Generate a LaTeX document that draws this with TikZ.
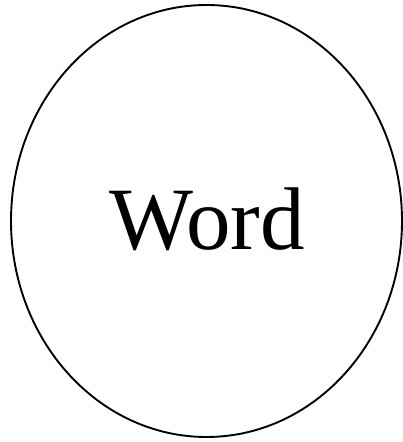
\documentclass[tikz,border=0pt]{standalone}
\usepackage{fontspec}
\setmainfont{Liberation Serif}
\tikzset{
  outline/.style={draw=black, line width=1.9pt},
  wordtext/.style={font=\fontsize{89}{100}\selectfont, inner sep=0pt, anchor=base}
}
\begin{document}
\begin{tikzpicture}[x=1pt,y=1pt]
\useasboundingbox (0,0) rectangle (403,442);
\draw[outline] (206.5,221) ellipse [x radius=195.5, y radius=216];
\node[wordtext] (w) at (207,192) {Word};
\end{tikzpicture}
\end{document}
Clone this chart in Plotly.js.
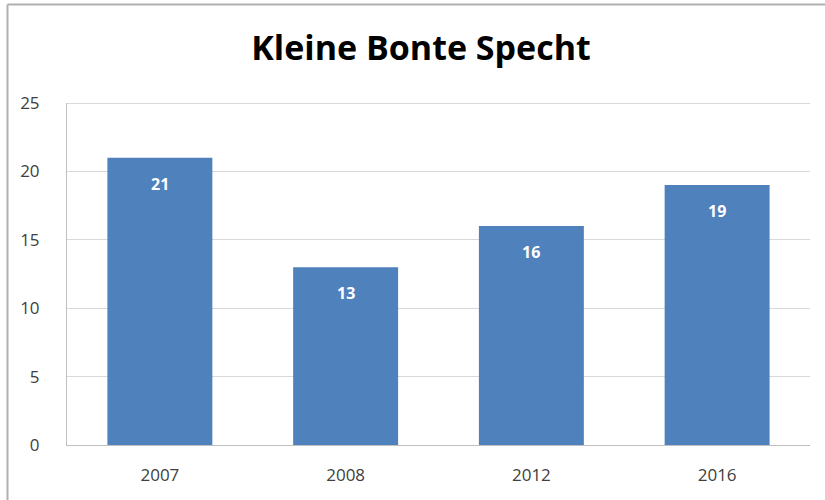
━━━━━━━━━━━━━━━━
- _Exercise details_
Every record must be copied exactly, with the pictures left out.

- _Worked answer_
Generate a LaTeX document that draws this with TikZ.
\documentclass[tikz,border=0pt]{standalone}
\usepackage{fontspec}
\setmainfont{Liberation Serif}
\tikzset{
  outline/.style={draw=black, line width=1.9pt},
  wordtext/.style={font=\fontsize{89}{100}\selectfont, inner sep=0pt, anchor=base}
}
\begin{document}
\begin{tikzpicture}[x=1pt,y=1pt]
\useasboundingbox (0,0) rectangle (403,442);
\draw[outline] (206.5,221) ellipse [x radius=195.5, y radius=216];
\node[wordtext] (w) at (207,192) {Word};
\end{tikzpicture}
\end{document}
Clone this chart in Plotly.js.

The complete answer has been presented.